YOUR OBJECTIVE:
Filter the entries and keep only the lines where the string "this" appears.

═══ RECORDS PROVIDED

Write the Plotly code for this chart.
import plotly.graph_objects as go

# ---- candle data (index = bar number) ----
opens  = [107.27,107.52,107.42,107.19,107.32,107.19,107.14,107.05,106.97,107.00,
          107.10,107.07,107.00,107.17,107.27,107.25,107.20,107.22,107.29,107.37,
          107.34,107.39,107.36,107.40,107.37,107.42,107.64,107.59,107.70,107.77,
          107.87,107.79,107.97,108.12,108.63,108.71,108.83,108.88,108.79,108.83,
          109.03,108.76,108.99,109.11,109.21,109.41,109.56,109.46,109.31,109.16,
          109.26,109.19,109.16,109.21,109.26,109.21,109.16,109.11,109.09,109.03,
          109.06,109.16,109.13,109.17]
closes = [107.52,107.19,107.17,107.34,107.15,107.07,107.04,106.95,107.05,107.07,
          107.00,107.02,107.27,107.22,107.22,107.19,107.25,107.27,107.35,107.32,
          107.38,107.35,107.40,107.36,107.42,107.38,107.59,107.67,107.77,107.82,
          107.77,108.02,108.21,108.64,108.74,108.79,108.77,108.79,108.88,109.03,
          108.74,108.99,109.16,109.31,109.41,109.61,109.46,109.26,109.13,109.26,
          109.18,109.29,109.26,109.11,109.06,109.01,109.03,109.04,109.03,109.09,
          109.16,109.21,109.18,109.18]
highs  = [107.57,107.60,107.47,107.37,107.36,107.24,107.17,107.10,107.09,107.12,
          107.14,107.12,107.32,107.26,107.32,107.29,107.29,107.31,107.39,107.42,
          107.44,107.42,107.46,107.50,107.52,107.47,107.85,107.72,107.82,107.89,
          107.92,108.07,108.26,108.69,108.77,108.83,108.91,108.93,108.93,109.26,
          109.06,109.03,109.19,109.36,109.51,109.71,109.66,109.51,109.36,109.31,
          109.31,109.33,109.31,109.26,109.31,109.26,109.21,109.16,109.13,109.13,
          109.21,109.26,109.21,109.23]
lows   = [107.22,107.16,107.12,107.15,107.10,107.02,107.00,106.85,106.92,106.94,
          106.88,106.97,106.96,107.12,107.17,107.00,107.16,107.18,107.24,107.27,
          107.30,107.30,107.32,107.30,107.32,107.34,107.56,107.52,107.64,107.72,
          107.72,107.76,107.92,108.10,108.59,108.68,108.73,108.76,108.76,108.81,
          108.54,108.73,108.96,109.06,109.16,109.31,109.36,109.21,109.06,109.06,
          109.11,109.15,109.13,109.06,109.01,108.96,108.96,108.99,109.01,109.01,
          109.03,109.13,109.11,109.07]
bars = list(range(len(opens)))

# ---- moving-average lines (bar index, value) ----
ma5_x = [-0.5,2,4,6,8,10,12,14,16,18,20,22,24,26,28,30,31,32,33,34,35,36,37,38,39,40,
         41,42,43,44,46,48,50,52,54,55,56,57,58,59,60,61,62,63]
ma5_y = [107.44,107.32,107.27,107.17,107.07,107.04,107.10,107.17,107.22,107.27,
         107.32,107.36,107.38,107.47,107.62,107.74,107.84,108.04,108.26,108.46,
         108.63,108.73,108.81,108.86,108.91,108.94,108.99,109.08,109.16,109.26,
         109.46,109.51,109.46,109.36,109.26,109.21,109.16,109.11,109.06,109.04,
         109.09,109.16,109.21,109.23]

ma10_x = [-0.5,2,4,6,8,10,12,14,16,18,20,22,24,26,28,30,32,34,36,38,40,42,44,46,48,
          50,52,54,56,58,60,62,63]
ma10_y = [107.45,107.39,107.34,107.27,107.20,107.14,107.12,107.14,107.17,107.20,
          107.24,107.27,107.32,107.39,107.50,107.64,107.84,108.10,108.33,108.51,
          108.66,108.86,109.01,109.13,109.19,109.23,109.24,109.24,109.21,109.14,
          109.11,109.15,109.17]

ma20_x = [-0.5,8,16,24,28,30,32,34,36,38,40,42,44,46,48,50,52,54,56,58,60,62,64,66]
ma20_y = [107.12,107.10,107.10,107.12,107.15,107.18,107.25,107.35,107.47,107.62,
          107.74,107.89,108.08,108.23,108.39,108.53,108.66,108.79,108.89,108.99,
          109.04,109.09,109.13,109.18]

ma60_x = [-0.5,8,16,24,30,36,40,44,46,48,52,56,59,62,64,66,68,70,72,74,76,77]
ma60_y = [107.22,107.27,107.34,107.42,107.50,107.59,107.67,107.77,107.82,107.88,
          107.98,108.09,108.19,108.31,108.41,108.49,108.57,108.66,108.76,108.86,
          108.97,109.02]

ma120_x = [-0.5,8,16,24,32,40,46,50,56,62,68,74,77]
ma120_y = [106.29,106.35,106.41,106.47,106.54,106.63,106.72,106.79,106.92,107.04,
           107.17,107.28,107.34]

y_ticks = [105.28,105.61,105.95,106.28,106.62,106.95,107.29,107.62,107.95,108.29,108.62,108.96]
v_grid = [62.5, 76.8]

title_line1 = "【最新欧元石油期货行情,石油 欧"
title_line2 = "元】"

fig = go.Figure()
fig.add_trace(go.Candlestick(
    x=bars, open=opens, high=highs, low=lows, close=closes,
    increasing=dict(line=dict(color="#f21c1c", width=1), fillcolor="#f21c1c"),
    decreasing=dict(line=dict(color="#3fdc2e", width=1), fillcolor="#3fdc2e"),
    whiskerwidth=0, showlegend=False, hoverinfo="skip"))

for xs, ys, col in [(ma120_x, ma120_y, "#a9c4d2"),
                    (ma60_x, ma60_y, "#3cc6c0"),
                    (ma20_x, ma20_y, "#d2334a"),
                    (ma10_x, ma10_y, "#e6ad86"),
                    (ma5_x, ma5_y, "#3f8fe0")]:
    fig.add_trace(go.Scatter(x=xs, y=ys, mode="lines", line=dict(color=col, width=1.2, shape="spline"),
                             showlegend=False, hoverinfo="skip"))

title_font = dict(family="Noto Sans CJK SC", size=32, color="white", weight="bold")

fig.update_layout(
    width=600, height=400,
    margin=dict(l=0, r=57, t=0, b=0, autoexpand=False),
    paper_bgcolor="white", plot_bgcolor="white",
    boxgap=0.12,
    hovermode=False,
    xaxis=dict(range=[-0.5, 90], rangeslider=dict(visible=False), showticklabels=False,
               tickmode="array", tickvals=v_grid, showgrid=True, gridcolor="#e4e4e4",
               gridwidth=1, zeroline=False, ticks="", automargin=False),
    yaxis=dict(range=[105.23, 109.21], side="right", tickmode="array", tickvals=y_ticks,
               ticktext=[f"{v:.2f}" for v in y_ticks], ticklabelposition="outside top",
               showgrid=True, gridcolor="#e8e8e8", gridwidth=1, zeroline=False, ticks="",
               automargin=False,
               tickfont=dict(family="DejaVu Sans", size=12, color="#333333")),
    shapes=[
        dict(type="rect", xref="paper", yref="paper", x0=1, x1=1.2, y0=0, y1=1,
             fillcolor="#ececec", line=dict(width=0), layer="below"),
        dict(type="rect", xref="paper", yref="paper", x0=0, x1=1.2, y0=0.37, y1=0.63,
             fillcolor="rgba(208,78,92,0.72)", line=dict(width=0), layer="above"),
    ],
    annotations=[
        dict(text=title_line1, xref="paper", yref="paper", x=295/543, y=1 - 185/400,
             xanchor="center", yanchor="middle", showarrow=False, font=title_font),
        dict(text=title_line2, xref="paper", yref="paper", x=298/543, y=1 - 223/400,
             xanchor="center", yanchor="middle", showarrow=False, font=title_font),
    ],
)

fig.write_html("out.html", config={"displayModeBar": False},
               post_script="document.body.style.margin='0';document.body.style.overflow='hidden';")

══════
═══ RECORDS PROVIDED

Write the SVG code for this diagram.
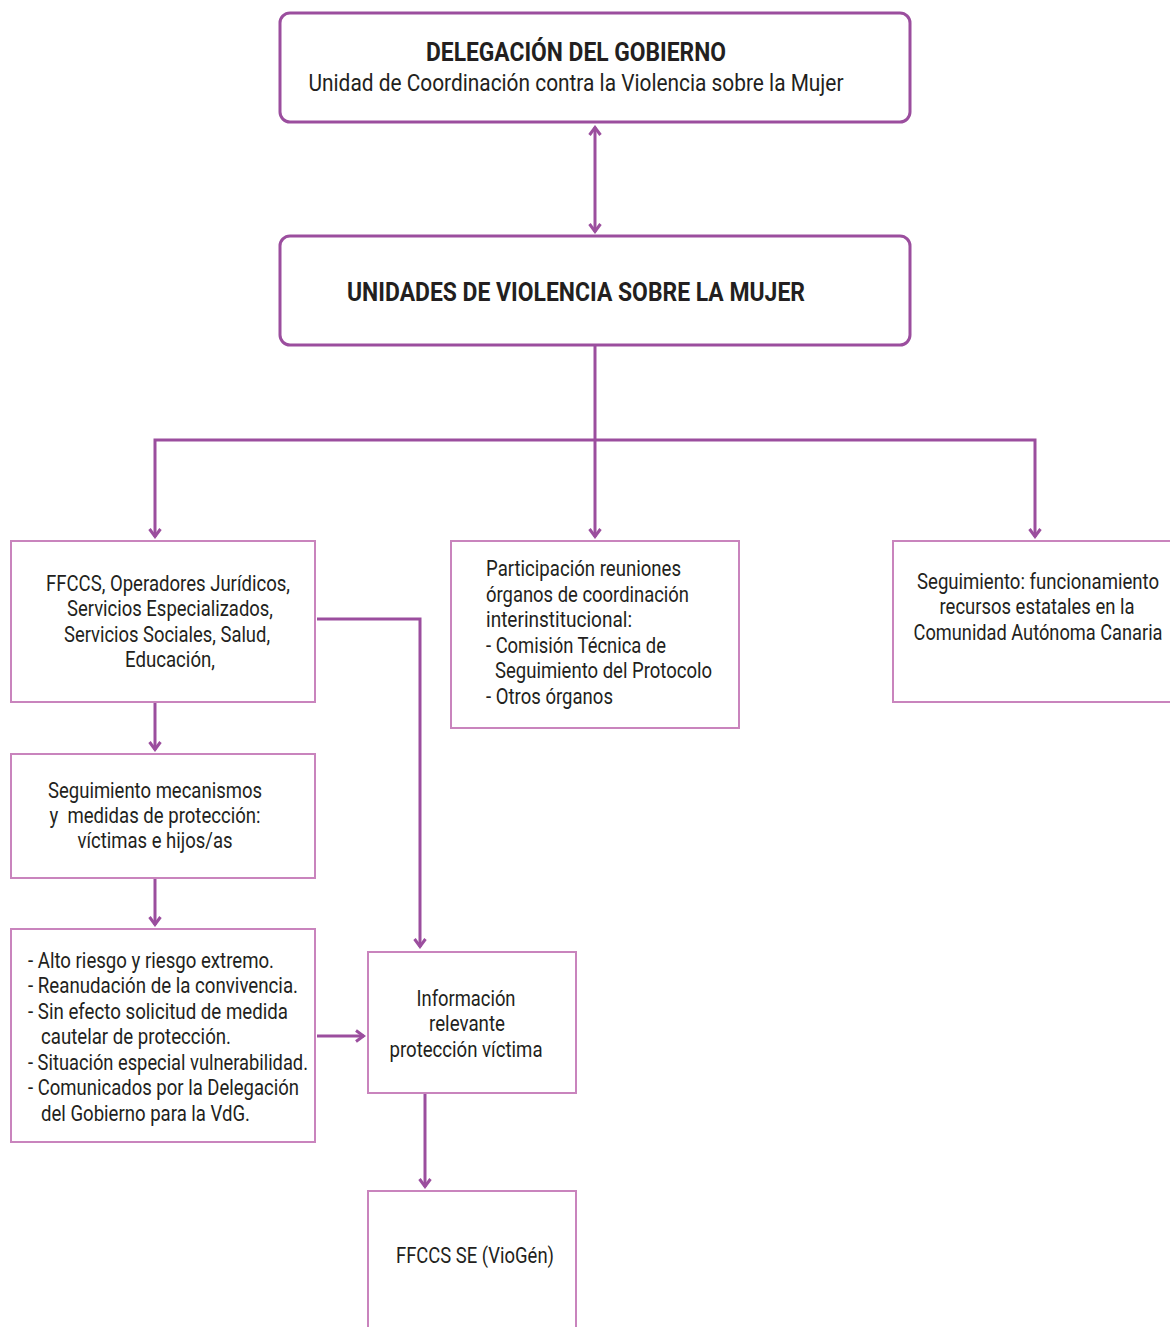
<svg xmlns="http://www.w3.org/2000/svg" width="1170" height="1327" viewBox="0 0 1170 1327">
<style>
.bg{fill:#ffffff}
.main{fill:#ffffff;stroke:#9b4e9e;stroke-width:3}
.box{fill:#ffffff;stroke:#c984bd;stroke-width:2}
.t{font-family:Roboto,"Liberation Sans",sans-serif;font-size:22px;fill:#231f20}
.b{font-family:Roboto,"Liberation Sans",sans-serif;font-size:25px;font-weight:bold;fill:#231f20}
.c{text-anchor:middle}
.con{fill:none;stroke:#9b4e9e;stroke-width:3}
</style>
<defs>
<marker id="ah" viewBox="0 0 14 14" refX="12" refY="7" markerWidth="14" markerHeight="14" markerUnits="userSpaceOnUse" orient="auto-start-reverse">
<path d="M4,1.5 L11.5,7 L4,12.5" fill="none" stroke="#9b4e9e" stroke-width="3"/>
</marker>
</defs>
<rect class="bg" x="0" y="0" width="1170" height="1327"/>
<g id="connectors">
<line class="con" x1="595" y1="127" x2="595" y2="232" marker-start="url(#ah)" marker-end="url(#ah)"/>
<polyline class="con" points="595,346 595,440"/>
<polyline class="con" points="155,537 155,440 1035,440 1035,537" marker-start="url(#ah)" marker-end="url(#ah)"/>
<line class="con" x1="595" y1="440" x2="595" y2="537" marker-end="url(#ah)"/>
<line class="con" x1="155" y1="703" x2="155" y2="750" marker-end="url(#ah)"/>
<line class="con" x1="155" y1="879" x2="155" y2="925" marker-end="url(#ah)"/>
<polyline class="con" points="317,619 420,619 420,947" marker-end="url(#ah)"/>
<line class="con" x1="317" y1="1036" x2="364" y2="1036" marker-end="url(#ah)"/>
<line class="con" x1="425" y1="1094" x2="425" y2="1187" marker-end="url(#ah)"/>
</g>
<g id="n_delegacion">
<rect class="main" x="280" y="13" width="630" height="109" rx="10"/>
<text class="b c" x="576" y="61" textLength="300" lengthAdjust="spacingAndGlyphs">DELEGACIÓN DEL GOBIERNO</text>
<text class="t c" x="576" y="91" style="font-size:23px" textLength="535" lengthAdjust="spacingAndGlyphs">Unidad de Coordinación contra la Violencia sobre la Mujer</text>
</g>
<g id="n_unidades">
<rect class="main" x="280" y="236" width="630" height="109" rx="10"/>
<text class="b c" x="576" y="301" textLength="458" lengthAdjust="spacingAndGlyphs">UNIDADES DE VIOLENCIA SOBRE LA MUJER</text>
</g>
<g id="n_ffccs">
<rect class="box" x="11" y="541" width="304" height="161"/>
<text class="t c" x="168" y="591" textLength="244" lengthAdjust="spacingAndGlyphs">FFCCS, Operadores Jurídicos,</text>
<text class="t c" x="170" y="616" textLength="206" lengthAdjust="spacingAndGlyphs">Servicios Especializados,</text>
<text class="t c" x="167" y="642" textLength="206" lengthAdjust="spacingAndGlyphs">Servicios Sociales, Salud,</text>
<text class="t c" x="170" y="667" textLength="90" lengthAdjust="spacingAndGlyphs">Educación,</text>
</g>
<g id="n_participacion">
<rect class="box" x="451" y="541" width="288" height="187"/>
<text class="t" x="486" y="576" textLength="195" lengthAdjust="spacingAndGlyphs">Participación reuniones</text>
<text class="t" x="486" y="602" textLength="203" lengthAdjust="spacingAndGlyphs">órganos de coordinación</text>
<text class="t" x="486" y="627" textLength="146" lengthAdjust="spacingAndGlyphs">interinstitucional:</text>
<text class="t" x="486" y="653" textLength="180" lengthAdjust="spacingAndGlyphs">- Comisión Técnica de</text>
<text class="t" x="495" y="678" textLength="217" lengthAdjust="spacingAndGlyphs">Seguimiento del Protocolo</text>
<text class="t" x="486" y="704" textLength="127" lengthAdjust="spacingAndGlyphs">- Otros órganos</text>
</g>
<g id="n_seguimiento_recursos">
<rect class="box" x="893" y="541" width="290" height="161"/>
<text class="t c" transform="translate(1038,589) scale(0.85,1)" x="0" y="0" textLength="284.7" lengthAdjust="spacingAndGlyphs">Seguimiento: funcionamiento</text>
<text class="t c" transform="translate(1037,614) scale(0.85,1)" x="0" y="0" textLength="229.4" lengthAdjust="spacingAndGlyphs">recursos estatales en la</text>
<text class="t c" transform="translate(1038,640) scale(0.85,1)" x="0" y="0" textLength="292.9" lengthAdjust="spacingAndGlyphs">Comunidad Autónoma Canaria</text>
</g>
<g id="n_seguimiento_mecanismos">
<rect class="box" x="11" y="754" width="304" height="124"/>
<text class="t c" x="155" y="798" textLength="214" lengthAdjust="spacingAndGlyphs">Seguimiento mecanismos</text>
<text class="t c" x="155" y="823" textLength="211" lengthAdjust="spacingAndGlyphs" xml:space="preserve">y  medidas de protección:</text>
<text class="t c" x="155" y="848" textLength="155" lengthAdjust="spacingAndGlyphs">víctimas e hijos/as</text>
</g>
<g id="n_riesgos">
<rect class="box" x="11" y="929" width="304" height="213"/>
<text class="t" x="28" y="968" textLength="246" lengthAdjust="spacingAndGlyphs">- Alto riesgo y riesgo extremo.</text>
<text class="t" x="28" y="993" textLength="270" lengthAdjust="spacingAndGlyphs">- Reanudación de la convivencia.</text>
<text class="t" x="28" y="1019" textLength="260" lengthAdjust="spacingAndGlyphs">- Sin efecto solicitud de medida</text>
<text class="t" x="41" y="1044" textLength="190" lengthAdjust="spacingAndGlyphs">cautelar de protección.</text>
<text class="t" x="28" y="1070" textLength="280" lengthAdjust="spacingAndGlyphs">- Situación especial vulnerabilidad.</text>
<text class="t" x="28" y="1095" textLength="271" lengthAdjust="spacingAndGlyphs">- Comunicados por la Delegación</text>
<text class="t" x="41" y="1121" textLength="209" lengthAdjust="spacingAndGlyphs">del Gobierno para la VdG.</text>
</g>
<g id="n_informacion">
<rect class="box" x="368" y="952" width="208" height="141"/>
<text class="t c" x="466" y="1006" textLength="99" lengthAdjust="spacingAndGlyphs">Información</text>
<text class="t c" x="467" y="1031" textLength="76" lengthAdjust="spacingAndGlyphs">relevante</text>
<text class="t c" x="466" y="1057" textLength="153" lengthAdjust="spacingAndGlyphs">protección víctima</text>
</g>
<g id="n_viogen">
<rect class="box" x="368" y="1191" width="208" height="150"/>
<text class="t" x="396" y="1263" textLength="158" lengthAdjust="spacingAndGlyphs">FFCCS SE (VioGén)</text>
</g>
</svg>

══════

IN RESPONSE:
Write the Plotly code for this chart.
Write the SVG code for this diagram.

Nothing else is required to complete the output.